*What the task requires*: Write out the material again word for word, dropping any images it holds.

+++ Recorded information +++

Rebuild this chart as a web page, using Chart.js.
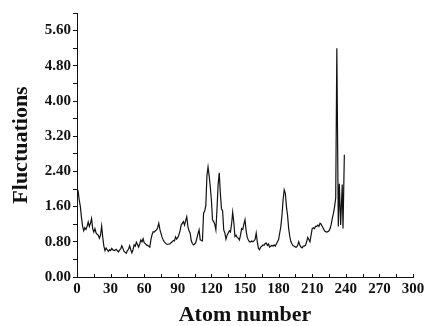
<!DOCTYPE html>
<html>
<head>
<meta charset="utf-8">
<script src="https://cdn.jsdelivr.net/npm/chart.js@4/dist/chart.umd.min.js"></script>
<style>
html,body{margin:0;padding:0;background:#fff;}
#wrap{width:435px;height:326px;position:relative;}
</style>
</head>
<body>
<div id="wrap"><canvas id="c" width="435" height="326"></canvas></div>
<script>
const atoms = [0,1,2,3,4,5,6,7,8,9,10,11,12,13,14,15,16,17,18,19,20,21,22,23,24,25,26,27,28,29,30,31,32,33,34,35,36,37,38,39,40,41,42,43,44,45,46,47,48,49,50,51,52,53,54,55,56,57,58,59,60,61,62,63,64,65,66,67,68,69,70,71,72,73,74,75,76,77,78,79,80,81,82,83,84,85,86,87,88,89,90,91,92,93,94,95,96,97,98,99,100,101,102,103,104,105,106,107,108,109,110,111,112,113,114,115,116,117,118,119,120,121,122,123,124,125,126,127,128,129,130,131,132,133,134,135,136,137,138,139,140,141,142,143,144,145,146,147,148,149,150,151,152,153,154,155,156,157,158,159,160,161,162,163,164,165,166,167,168,169,170,171,172,173,174,175,176,177,178,179,180,181,182,183,184,185,186,187,188,189,190,191,192,193,194,195,196,197,198,199,200,201,202,203,204,205,206,207,208,209,210,211,212,213,214,215,216,217,218,219,220,221,222,223,224,225,226,227,228,229,230,231,232,233.3,234.2,235.4,236.8,237.5,238.7];
const fluctuations = [2.02,1.95,1.75,1.60,1.35,1.15,1.05,1.12,1.08,1.15,1.25,1.15,1.22,1.33,1.10,1.02,1.10,1.00,0.97,0.95,0.88,0.95,1.16,0.90,0.70,0.60,0.66,0.62,0.58,0.62,0.60,0.65,0.62,0.60,0.61,0.63,0.60,0.57,0.61,0.64,0.71,0.65,0.58,0.56,0.54,0.60,0.63,0.71,0.62,0.55,0.62,0.73,0.70,0.79,0.74,0.68,0.75,0.84,0.80,0.87,0.78,0.76,0.73,0.72,0.70,0.68,0.85,0.96,1.03,1.02,1.05,1.07,1.12,1.22,1.08,0.99,0.90,0.84,0.80,0.77,0.75,0.74,0.75,0.75,0.78,0.80,0.83,0.82,0.91,0.86,0.90,0.96,1.05,1.18,1.22,1.26,1.18,1.28,1.37,1.15,1.05,1.00,0.83,0.76,0.73,0.75,0.78,0.88,0.98,1.07,0.85,0.83,0.82,1.45,1.50,1.62,2.30,2.50,2.30,2.05,1.75,1.30,1.26,1.20,1.07,1.55,2.10,2.37,1.90,1.55,1.50,1.07,1.00,0.86,0.95,1.00,1.05,1.02,1.20,1.47,1.25,0.92,0.95,0.90,0.88,0.84,0.95,1.10,1.08,1.20,1.30,1.05,0.90,0.84,0.80,0.80,0.82,0.80,0.82,0.85,1.00,0.80,0.65,0.62,0.68,0.70,0.73,0.72,0.76,0.77,0.72,0.75,0.68,0.70,0.72,0.70,0.73,0.70,0.75,0.80,0.85,1.00,1.15,1.40,1.75,1.98,1.90,1.60,1.40,1.10,0.92,0.80,0.75,0.71,0.70,0.68,0.68,0.72,0.80,0.72,0.68,0.66,0.70,0.70,0.72,0.80,0.90,0.85,0.80,0.95,1.10,1.12,1.10,1.15,1.15,1.18,1.15,1.22,1.20,1.15,1.10,1.05,1.03,1.02,1.03,1.05,1.10,1.20,1.34,1.45,1.60,1.80,5.20,1.15,2.12,1.18,2.10,1.10,2.78];
const xTickLabels = [0,30,60,90,120,150,180,210,240,270,300];
const yTickLabels = ['0.00','0.80','1.60','2.40','3.20','4.00','4.80','5.60'];

const points = atoms.map((a,i)=>({x:a,y:fluctuations[i]}));
const serif = "'Liberation Serif','DejaVu Serif',serif";

const innerTicks = {
  id:'innerTicks',
  afterDraw(chart){
    const s = chart.scales.x, ctx = chart.ctx;
    ctx.save();
    ctx.strokeStyle = '#111';
    ctx.lineWidth = 1;
    s.ticks.forEach((t,i)=>{
      const px = Math.round(s.getPixelForTick(i))+0.5;
      ctx.beginPath();
      ctx.moveTo(px, s.top);
      ctx.lineTo(px, s.top-3);
      ctx.stroke();
    });
    ctx.restore();
  }
};

new Chart(document.getElementById('c'), {
  type:'line',
  data:{datasets:[{data:points,borderColor:'#111',borderWidth:1.2,pointRadius:0,tension:0,fill:false}]},
  options:{
    responsive:false,animation:false,
    layout:{padding:{top:13,right:22,left:0,bottom:0}},
    plugins:{legend:{display:false},tooltip:{enabled:false}},
    scales:{
      x:{type:'linear',min:0,max:300,
        afterFit(s){s.height=49;},
        grid:{drawOnChartArea:false,drawTicks:false},
        border:{display:true,color:'#111',width:1},
        ticks:{stepSize:15,autoSkip:false,maxRotation:0,padding:3,color:'#111',
          font:{family:serif,size:15,weight:'bold'},
          callback:(v)=>xTickLabels.includes(v)?String(v):''},
        title:{display:true,text:'Atom number',color:'#111',padding:{top:0,bottom:0},
          font:{family:serif,size:22,weight:'bold',lineHeight:1}}
      },
      y:{type:'linear',min:0,max:6.0,
        afterFit(s){s.width=77;},
        grid:{drawOnChartArea:false,drawTicks:true,tickLength:4,color:'#111'},
        border:{display:true,color:'#111',width:1},
        ticks:{stepSize:0.4,autoSkip:false,padding:2,color:'#111',
          font:{family:serif,size:15,weight:'bold'},
          callback:(v)=>{const k=Math.round(v/0.4);return (k%2===0 && k/2<yTickLabels.length)?yTickLabels[k/2]:'';}},
        title:{display:true,text:'Fluctuations',color:'#111',padding:{top:10,bottom:0},
          font:{family:serif,size:22,weight:'bold',lineHeight:1}}
      }
    }
  },
  plugins:[innerTicks]
});
</script>
</body>
</html>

+++

*Response to this task*:
Rebuild this chart as a web page, using Chart.js.
<!DOCTYPE html>
<html>
<head>
<meta charset="utf-8">
<script src="https://cdn.jsdelivr.net/npm/chart.js@4/dist/chart.umd.min.js"></script>
<style>
html,body{margin:0;padding:0;background:#fff;}
#wrap{width:435px;height:326px;position:relative;}
</style>
</head>
<body>
<div id="wrap"><canvas id="c" width="435" height="326"></canvas></div>
<script>
const atoms = [0,1,2,3,4,5,6,7,8,9,10,11,12,13,14,15,16,17,18,19,20,21,22,23,24,25,26,27,28,29,30,31,32,33,34,35,36,37,38,39,40,41,42,43,44,45,46,47,48,49,50,51,52,53,54,55,56,57,58,59,60,61,62,63,64,65,66,67,68,69,70,71,72,73,74,75,76,77,78,79,80,81,82,83,84,85,86,87,88,89,90,91,92,93,94,95,96,97,98,99,100,101,102,103,104,105,106,107,108,109,110,111,112,113,114,115,116,117,118,119,120,121,122,123,124,125,126,127,128,129,130,131,132,133,134,135,136,137,138,139,140,141,142,143,144,145,146,147,148,149,150,151,152,153,154,155,156,157,158,159,160,161,162,163,164,165,166,167,168,169,170,171,172,173,174,175,176,177,178,179,180,181,182,183,184,185,186,187,188,189,190,191,192,193,194,195,196,197,198,199,200,201,202,203,204,205,206,207,208,209,210,211,212,213,214,215,216,217,218,219,220,221,222,223,224,225,226,227,228,229,230,231,232,233.3,234.2,235.4,236.8,237.5,238.7];
const fluctuations = [2.02,1.95,1.75,1.60,1.35,1.15,1.05,1.12,1.08,1.15,1.25,1.15,1.22,1.33,1.10,1.02,1.10,1.00,0.97,0.95,0.88,0.95,1.16,0.90,0.70,0.60,0.66,0.62,0.58,0.62,0.60,0.65,0.62,0.60,0.61,0.63,0.60,0.57,0.61,0.64,0.71,0.65,0.58,0.56,0.54,0.60,0.63,0.71,0.62,0.55,0.62,0.73,0.70,0.79,0.74,0.68,0.75,0.84,0.80,0.87,0.78,0.76,0.73,0.72,0.70,0.68,0.85,0.96,1.03,1.02,1.05,1.07,1.12,1.22,1.08,0.99,0.90,0.84,0.80,0.77,0.75,0.74,0.75,0.75,0.78,0.80,0.83,0.82,0.91,0.86,0.90,0.96,1.05,1.18,1.22,1.26,1.18,1.28,1.37,1.15,1.05,1.00,0.83,0.76,0.73,0.75,0.78,0.88,0.98,1.07,0.85,0.83,0.82,1.45,1.50,1.62,2.30,2.50,2.30,2.05,1.75,1.30,1.26,1.20,1.07,1.55,2.10,2.37,1.90,1.55,1.50,1.07,1.00,0.86,0.95,1.00,1.05,1.02,1.20,1.47,1.25,0.92,0.95,0.90,0.88,0.84,0.95,1.10,1.08,1.20,1.30,1.05,0.90,0.84,0.80,0.80,0.82,0.80,0.82,0.85,1.00,0.80,0.65,0.62,0.68,0.70,0.73,0.72,0.76,0.77,0.72,0.75,0.68,0.70,0.72,0.70,0.73,0.70,0.75,0.80,0.85,1.00,1.15,1.40,1.75,1.98,1.90,1.60,1.40,1.10,0.92,0.80,0.75,0.71,0.70,0.68,0.68,0.72,0.80,0.72,0.68,0.66,0.70,0.70,0.72,0.80,0.90,0.85,0.80,0.95,1.10,1.12,1.10,1.15,1.15,1.18,1.15,1.22,1.20,1.15,1.10,1.05,1.03,1.02,1.03,1.05,1.10,1.20,1.34,1.45,1.60,1.80,5.20,1.15,2.12,1.18,2.10,1.10,2.78];
const xTickLabels = [0,30,60,90,120,150,180,210,240,270,300];
const yTickLabels = ['0.00','0.80','1.60','2.40','3.20','4.00','4.80','5.60'];

const points = atoms.map((a,i)=>({x:a,y:fluctuations[i]}));
const serif = "'Liberation Serif','DejaVu Serif',serif";

const innerTicks = {
  id:'innerTicks',
  afterDraw(chart){
    const s = chart.scales.x, ctx = chart.ctx;
    ctx.save();
    ctx.strokeStyle = '#111';
    ctx.lineWidth = 1;
    s.ticks.forEach((t,i)=>{
      const px = Math.round(s.getPixelForTick(i))+0.5;
      ctx.beginPath();
      ctx.moveTo(px, s.top);
      ctx.lineTo(px, s.top-3);
      ctx.stroke();
    });
    ctx.restore();
  }
};

new Chart(document.getElementById('c'), {
  type:'line',
  data:{datasets:[{data:points,borderColor:'#111',borderWidth:1.2,pointRadius:0,tension:0,fill:false}]},
  options:{
    responsive:false,animation:false,
    layout:{padding:{top:13,right:22,left:0,bottom:0}},
    plugins:{legend:{display:false},tooltip:{enabled:false}},
    scales:{
      x:{type:'linear',min:0,max:300,
        afterFit(s){s.height=49;},
        grid:{drawOnChartArea:false,drawTicks:false},
        border:{display:true,color:'#111',width:1},
        ticks:{stepSize:15,autoSkip:false,maxRotation:0,padding:3,color:'#111',
          font:{family:serif,size:15,weight:'bold'},
          callback:(v)=>xTickLabels.includes(v)?String(v):''},
        title:{display:true,text:'Atom number',color:'#111',padding:{top:0,bottom:0},
          font:{family:serif,size:22,weight:'bold',lineHeight:1}}
      },
      y:{type:'linear',min:0,max:6.0,
        afterFit(s){s.width=77;},
        grid:{drawOnChartArea:false,drawTicks:true,tickLength:4,color:'#111'},
        border:{display:true,color:'#111',width:1},
        ticks:{stepSize:0.4,autoSkip:false,padding:2,color:'#111',
          font:{family:serif,size:15,weight:'bold'},
          callback:(v)=>{const k=Math.round(v/0.4);return (k%2===0 && k/2<yTickLabels.length)?yTickLabels[k/2]:'';}},
        title:{display:true,text:'Fluctuations',color:'#111',padding:{top:10,bottom:0},
          font:{family:serif,size:22,weight:'bold',lineHeight:1}}
      }
    }
  },
  plugins:[innerTicks]
});
</script>
</body>
</html>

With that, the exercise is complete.